A Flickering Truth
2015 | 91 mins
Country of Production: New Zealand
Country Featured: Afghanistan
US Premiere | Director in Attendance
Friday, October 14 | 9:30 pm | Program F11
Afghanistan has a long and complex history of film and filmmaking. The establishment of a National Afghan Film organization in 1965 precipitated a cinema boom that generated countless treasures that lasted until the rise of the Taliban. Because of the art form’s association with Western culture, the Taliban regime outlawed filmmaking and attempted to destroy the nation’s existing catalogue of cinema. Meet a small entourage of brave Afghan cinephiles who have hidden and preserved thousands of hours of film footage, both drama and documentary, that would otherwise be lost forever. Led by Ibrahim Arify, who was jailed for filmmaking under conservative rule, the archivists continue to face threats from radical Islamists for their efforts. Witness a story of devotion to film and a beloved cultural history.
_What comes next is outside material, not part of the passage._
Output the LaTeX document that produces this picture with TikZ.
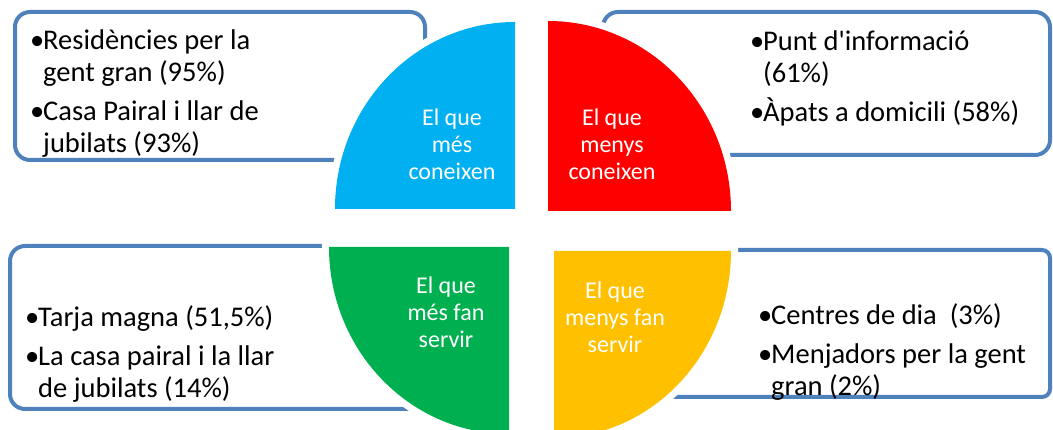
\documentclass[tikz,border=0pt]{standalone}
\usepackage{fontspec}
\setmainfont{Carlito}[Ligatures=TeXOff]
\usetikzlibrary{positioning}
\definecolor{frameblue}{RGB}{79, 129, 189}
\definecolor{quartblue}{RGB}{0, 176, 240}
\definecolor{quartred}{RGB}{255, 0, 0}
\definecolor{quartgreen}{RGB}{0, 176, 80}
\definecolor{quartyellow}{RGB}{255, 192, 0}
\newcommand{\bul}{\makebox[13pt][l]{\textbullet}}
\newcommand{\ind}{\hspace*{13pt}}

\begin{document}
\begin{tikzpicture}[
    x=1pt, y=1pt,
    infobox/.style={draw=frameblue, line width=4pt, rounded corners=15pt},
    quarter/.style={preaction={draw=white, line width=14pt, line join=miter}},
    itemtext/.style={align=left, inner sep=0pt, anchor=north west, font=\fontsize{28.5}{32}\selectfont},
    quartlabel/.style={align=center, inner sep=0pt, text=white, font=\fontsize{24}{27}\selectfont}
]
\useasboundingbox (0,0) rectangle (1053,430);
\clip (0,0) rectangle (1053,430);

% Frames behind the circle
\draw[infobox] (15,270) rectangle (425,418);
\draw[infobox] (603,275) rectangle (1050,418);
\draw[infobox] (10,21) rectangle (470,184);
\draw[infobox, rounded corners=8pt] (600,33) rectangle (1050,180);

% Four quarters
\path[quarter, fill=quartblue] (515,221) -- (335,221) arc[start angle=180, end angle=90, x radius=180, y radius=187] -- cycle;
\path[quarter, fill=quartred] (548,219) -- (548,409) arc[start angle=90, end angle=0, x radius=183, y radius=190] -- cycle;
\path[quarter, fill=quartgreen] (509,183) -- (329,183) arc[start angle=180, end angle=270, x radius=180, y radius=187] -- cycle;
\path[quarter, fill=quartyellow] (554,179) -- (731,179) arc[start angle=0, end angle=-90, x radius=177, y radius=187] -- cycle;

% Quarter labels
\node[quartlabel] (knowmost) at (452,286) {El que\\més\\coneixen};
\node[quartlabel] (knowleast) at (612,286) {El que\\menys\\coneixen};
\node[quartlabel] (usemost) at (446,118) {El que\\més fan\\servir};
\node[quartlabel] (useleast) at (615,113) {El que\\menys fan\\servir};

% Lists
\node[itemtext] (knowmostlist) at (30,400) {\bul Residències per la\\\ind gent gran (95\%)\\[7pt]\bul Casa Pairal i llar de\\\ind jubilats (93\%)};
\node[itemtext] (knowleastlist) at (750,399) {\bul Punt d'informació\\\ind (61\%)\\[7pt]\bul Àpats a domicili (58\%)};
\node[itemtext] (usemostlist) at (25,125) {\bul Tarja magna (51,5\%)\\[7pt]\bul La casa pairal i la llar\\\ind de jubilats (14\%)};
\node[itemtext] (useleastlist) at (758,127) {\bul Centres de dia\ \ (3\%)\\[7pt]\bul Menjadors per la gent\\\ind gran (2\%)};
\end{tikzpicture}
\end{document}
Co-presented by Rooftop Films, the Afghan American Artists and Writers Association, and NYU Moving Image Archiving and Preservation Program
“In making my film A Flickering Truth I worked over a two-and-a-half-year period in Afghanistan. I am a white New Zealand woman approaching a film in a conflict zone in a Muslim country, a film that encompasses the filmic history of a country that has been invaded, occupied, affected by many other countries over centuries. I had to tread very carefully as I approached this film, that I didn’t seem like another foreigner wanting to plagiarize the Afghan people for the good of my career.
And while there were a couple of times I was caught in unstable situations and conflict, I had to constantly remind myself that I come from privilege and possibility, I hold a passport and can leave, I have access to money. So apart from how I wanted to be careful how I represent the Afghan people in my film, I also needed to be careful how I conducted myself generally.
But the overriding intent of my film was to show a people that I had encountered when I first went to Afghanistan in 2006: a resilient, welcoming people who as subjects in my film for the first time in my career never judged me over my right to tell this story, as a foreigner and a woman. I hope audiences see the openness and trust that was gifted to me, and the power of the story I was able to tell, one of a people just like us in the West but caught in decades of war, a people who cherish their culture and history and the films that are the vessel of that culture.”